Nearly one year ago, the Buffalo News published a letter to the editor by a local woman, Katherine Massey, denouncing the city’s escalating gun violence and urging stronger federal gun laws.

Massey, 72, was one of 10 people killed in Saturday’s mass shooting at a supermarket in Buffalo, N.Y., by a gunman who police say was motivated by extremist ideologies, including the “great replacement" conspiracy theory that white people are being replaced by people of color through immigration.

Almost all the victims in Saturday’s massacre were Black. Federal authorities are investigating the shooting as a hate crime.

Massey’s letter, published on May 30, 2021, came after the fatal shooting of a local legislator’s cousin in Buffalo. Massey called the slaying another “gut-wrenching” reminder of the gun violence epidemic in U.S. cities, including her own.

Katherine Massey
Gun control advocate Katherine Massey was one of the victims in the mass shooting in Buffalo on Saturday. (Robert Kirkham/Buffalo News)

“There needs to be extensive federal action/legislation to address all aspects of the issue,” she wrote. “Current pursued remedies mainly inspired by mass killings — namely, universal background checks and banning assault weapons — essentially exclude the sources of our city’s gun problems. Illegal handguns, via out of state gun trafficking, are the primary culprits.”

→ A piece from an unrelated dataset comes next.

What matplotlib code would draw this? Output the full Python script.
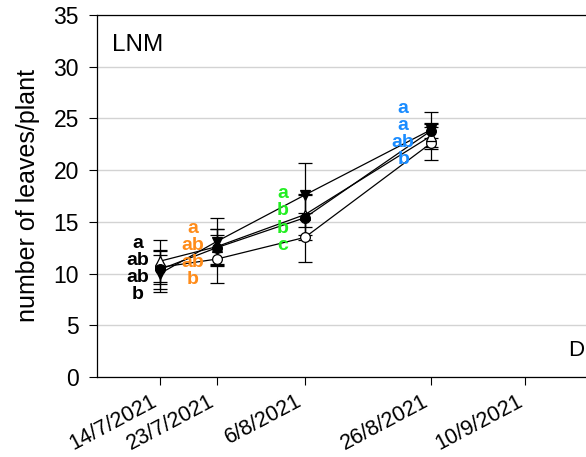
import numpy as np
import pandas as pd
import matplotlib
matplotlib.use("Agg")
import matplotlib.pyplot as plt
import matplotlib.transforms as mtransforms

plt.rcParams['font.family'] = ['Liberation Sans', 'DejaVu Sans']

"----------------------------------- Data -----------------------------------"

dates = pd.to_datetime(['2021-07-14', '2021-07-23', '2021-08-06', '2021-08-26'])
tick_dates = pd.to_datetime(['2021-07-14', '2021-07-23', '2021-08-06',
                             '2021-08-26', '2021-09-10'])
tick_labels = ['14/7/2021', '23/7/2021', '6/8/2021', '26/8/2021', '10/9/2021']

s_tri_down = [10.0, 13.1, 17.6, 23.9]
sd_tri_down = [1.8, 2.3, 3.1, 1.7]
s_tri_up = [11.2, 12.6, 15.7, 23.3]
sd_tri_up = [2.0, 1.7, 2.0, 1.3]
s_dot = [10.4, 12.5, 15.4, 23.8]
sd_dot = [1.9, 1.8, 2.2, 0.7]
s_circle = [10.6, 11.4, 13.5, 22.6]
sd_circle = [1.6, 2.3, 2.4, 1.6]

letters = [['a', 'ab', 'ab', 'b'],
           ['a', 'ab', 'ab', 'b'],
           ['a', 'b', 'b', 'c'],
           ['a', 'a', 'ab', 'b']]
letter_colors = ['black', '#ff8c1a', '#22ee22', '#1a8cff']

"---------------------------------- Figure ----------------------------------"

fig = plt.figure(figsize=(5.86, 4.57), dpi=100)
x0 = pd.Timestamp('2021-07-04')
x1 = pd.Timestamp('2021-10-05')
px_per_day = 6.3
right_px = 97 + (x1 - x0).days * px_per_day
ax = fig.add_axes([97 / 586, 1 - 377 / 457, (right_px - 97) / 586,
                   (377 - 15) / 457])

series = [
    (s_circle, sd_circle, 'o', 'white'),
    (s_tri_up, sd_tri_up, '^', 'white'),
    (s_dot, sd_dot, 'o', 'black'),
    (s_tri_down, sd_tri_down, 'v', 'black'),
]
for vals, sds, mk, fc in series:
    ax.errorbar(dates, vals, yerr=sds, fmt='-', color='black', lw=0.9,
                marker=mk, markersize=7, markerfacecolor=fc,
                markeredgecolor='black', markeredgewidth=0.9,
                ecolor='black', elinewidth=0.9, capsize=5, capthick=0.9,
                zorder=3)

# significance letters, stacked to the left of each date
letter_tops = [12.9, 14.4, 17.7, 26.0]
letter_shift_days = [3.6, 3.8, 3.5, 4.4]
letter_step = 1.65
for i, d in enumerate(dates):
    for j, let in enumerate(letters[i]):
        ax.text(d - pd.Timedelta(days=letter_shift_days[i]),
                letter_tops[i] - letter_step * j,
                let, color=letter_colors[i], fontsize=14, fontweight='bold',
                ha='center', va='center', zorder=4)

ax.set_ylim(0, 35)
ax.set_yticks(np.arange(0, 36, 5))
ax.set_xlim(x0, x1)
ax.set_xticks(tick_dates)
ax.set_xticklabels(tick_labels, rotation=28, ha='right',
                   rotation_mode='anchor')
ax.tick_params(axis='y', labelsize=16.5, pad=7)
ax.tick_params(axis='x', labelsize=15.5, pad=4)
ax.tick_params(axis='both', direction='out', length=6, width=0.8)
shift = mtransforms.ScaledTranslation(-9 / 100, 0, fig.dpi_scale_trans)
for lab in ax.get_xticklabels():
    lab.set_transform(lab.get_transform() + shift)
ax.yaxis.grid(True, color='#d3d3d3', lw=1)
ax.set_axisbelow(True)
for sp in ax.spines.values():
    sp.set_linewidth(0.9)

ax.set_ylabel('number of leaves/plant', fontsize=18, labelpad=10)
ax.text(112 / 586, 1 - 45 / 457, 'LNM', transform=fig.transFigure,
        fontsize=17.5, ha='left', va='center')
fig.text(568 / 586, 1 - 351 / 457, 'D', fontsize=16, ha='left',
         va='center')

fig.savefig('out.png', dpi=100)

The letter was one of several written by Massey and published in local newspapers in recent years.

In another, published by the Challenger News on Aug. 16, 2018, Massey bemoaned gun violence while calling for the Buffalo Police Department to hire more Black officers.

“Screams of anguish from family members bent over in shock and grief!” she wrote. “Increasingly, this is the painful snapshot on the TV news (in Buffalo and many cities across the US) due to their loved ones — infants to grandparents — lost in the rampage of gun murders.

Flowers and candles near the Tops supermarket
A makeshift memorial near the Tops supermarket in Buffalo, a day after the shooting there left 10 people dead. (Libby March for the Washington Post via Getty Images)

“I’m wondering if an increasing lack of connection to the Higher Power, especially among numbers of youth, is producing cold-hearted individuals,” she added. “Prayer was kicked out of schools and the guidance of the Ten Commandments is almost obsolete. Mostly older adults are publicly praying for God Almighty’s assistance in stopping the violence. May those ongoing prayers be answered.”

Massey’s brother said she asked him to drop her off at the Tops supermarket on Saturday so she could do some shopping and had asked him to return in 45 minutes.